Malthus’s impact was felt not only here but in Britain’s Imperial colonies. In his wonderful book on Kipling, Charles Allen points out that it was the insistence of the Viceroy to India, Lord Lytton, appointed by Disraeli, that doctrinaire free market and Malthusian principles were followed during the famines of the later 1870s – directly causing the deaths of hundreds of thousands of Indians from starvation – that led to the founding of the Indian National Congress and the beginnings of the struggle for independence. Malthus hovered over all Victorian thought like the threat of nuclear annihilation dominated the later 20th century…

England has such depth, such resonance.  All this history and significance packed into a little stone building by a tiny gurgling stream (the ‘river’ Tilling).

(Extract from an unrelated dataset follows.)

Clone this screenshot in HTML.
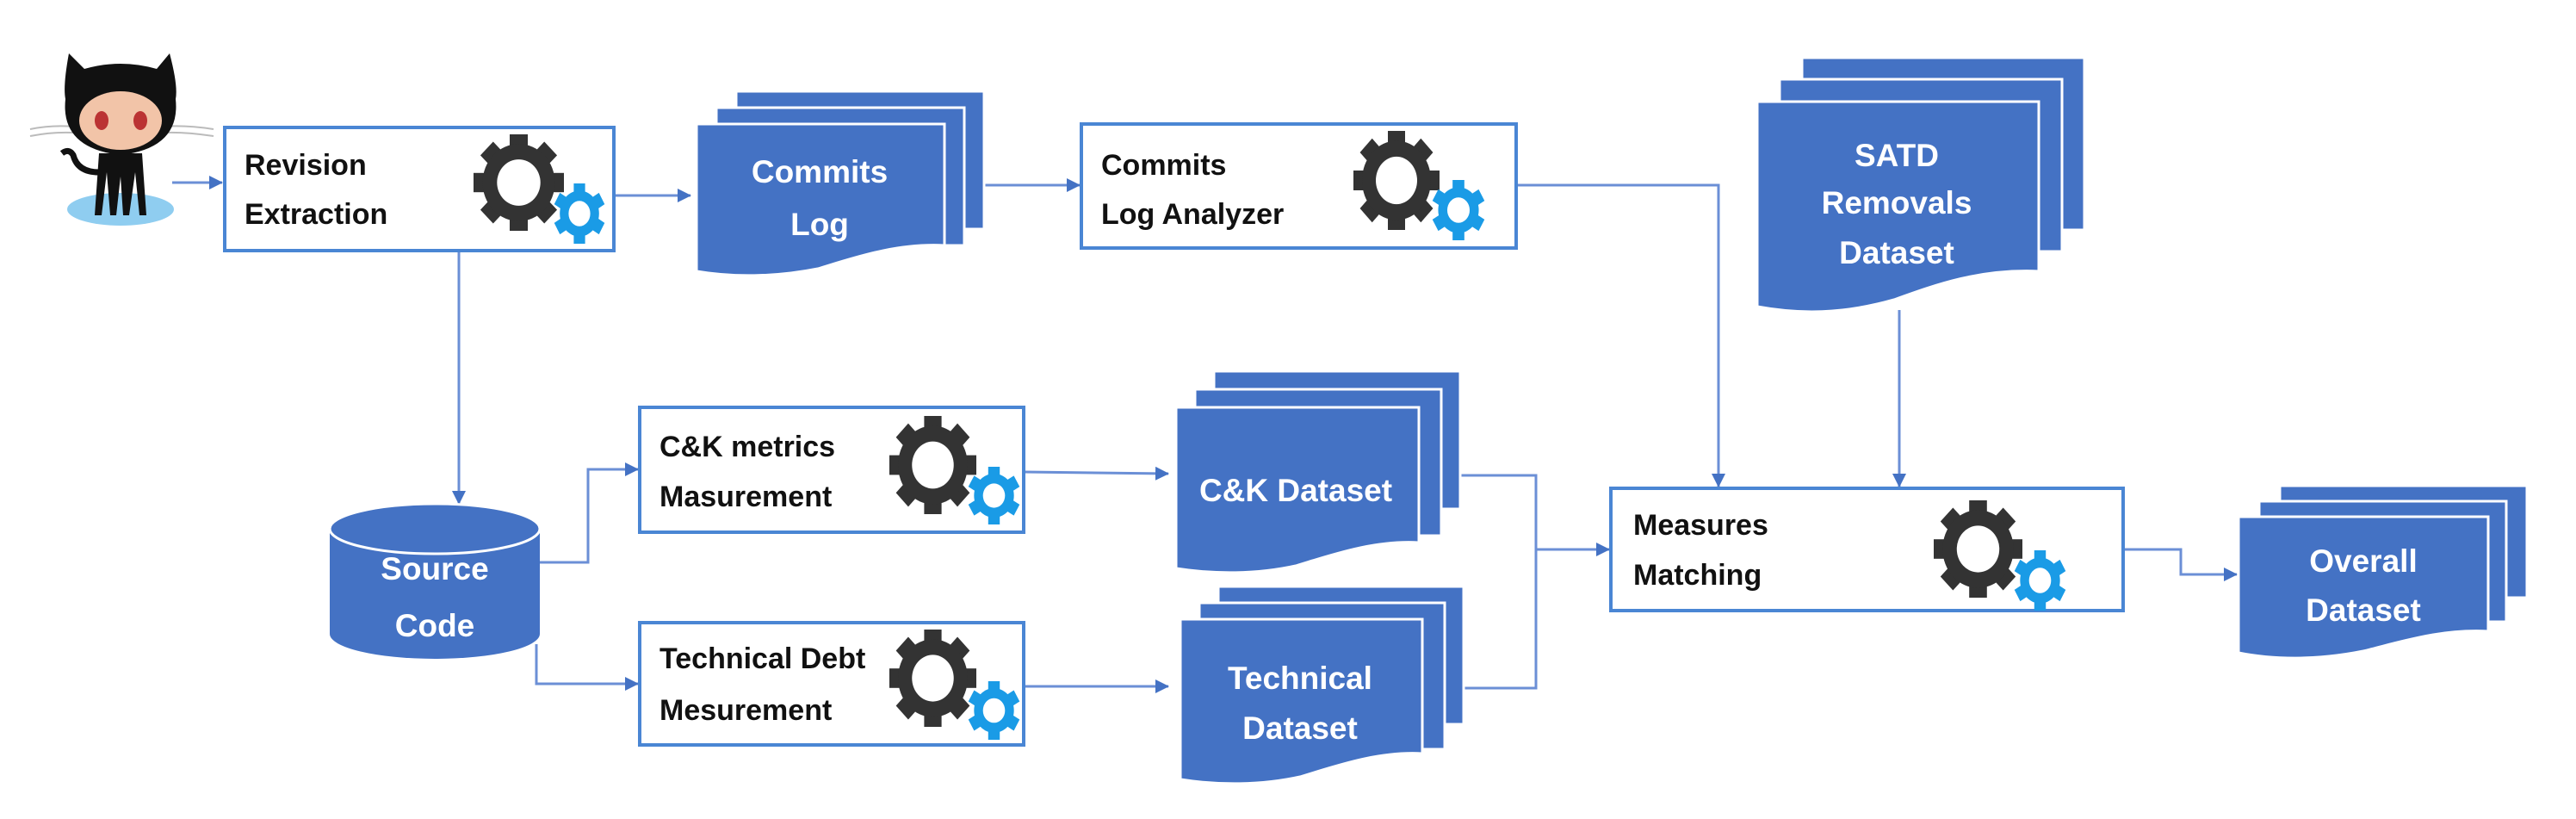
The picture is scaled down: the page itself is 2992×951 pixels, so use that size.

And the pretty flowers, blowing all around in the steady English rain…

Greater stitchwort, Albury Park

Greater stitchwort, Albury Park

Flowers

Every walk I try to identify one new wild flower. In the Lakes I was struck by the hosts of not-yet-flowered bluebells, their shiny green leaves like a carpet of seaweed beneath the trees; the equally long floppy bright green leaves of ramsons or wild garlic, bulging pods about to burst into ragged white flower; and the minty, toothed leaves and almost invisible flowers of dog’s mercury. Some herb robert was flowering in cracks and crannies of the dry stone walling.

And tucked into the wet nooks down by the beck were plentiful clumps of golden saxifrage, looks like a euphorbia, but the leaves are tougher, rubberier. A shy, retiring, sweet little English flower.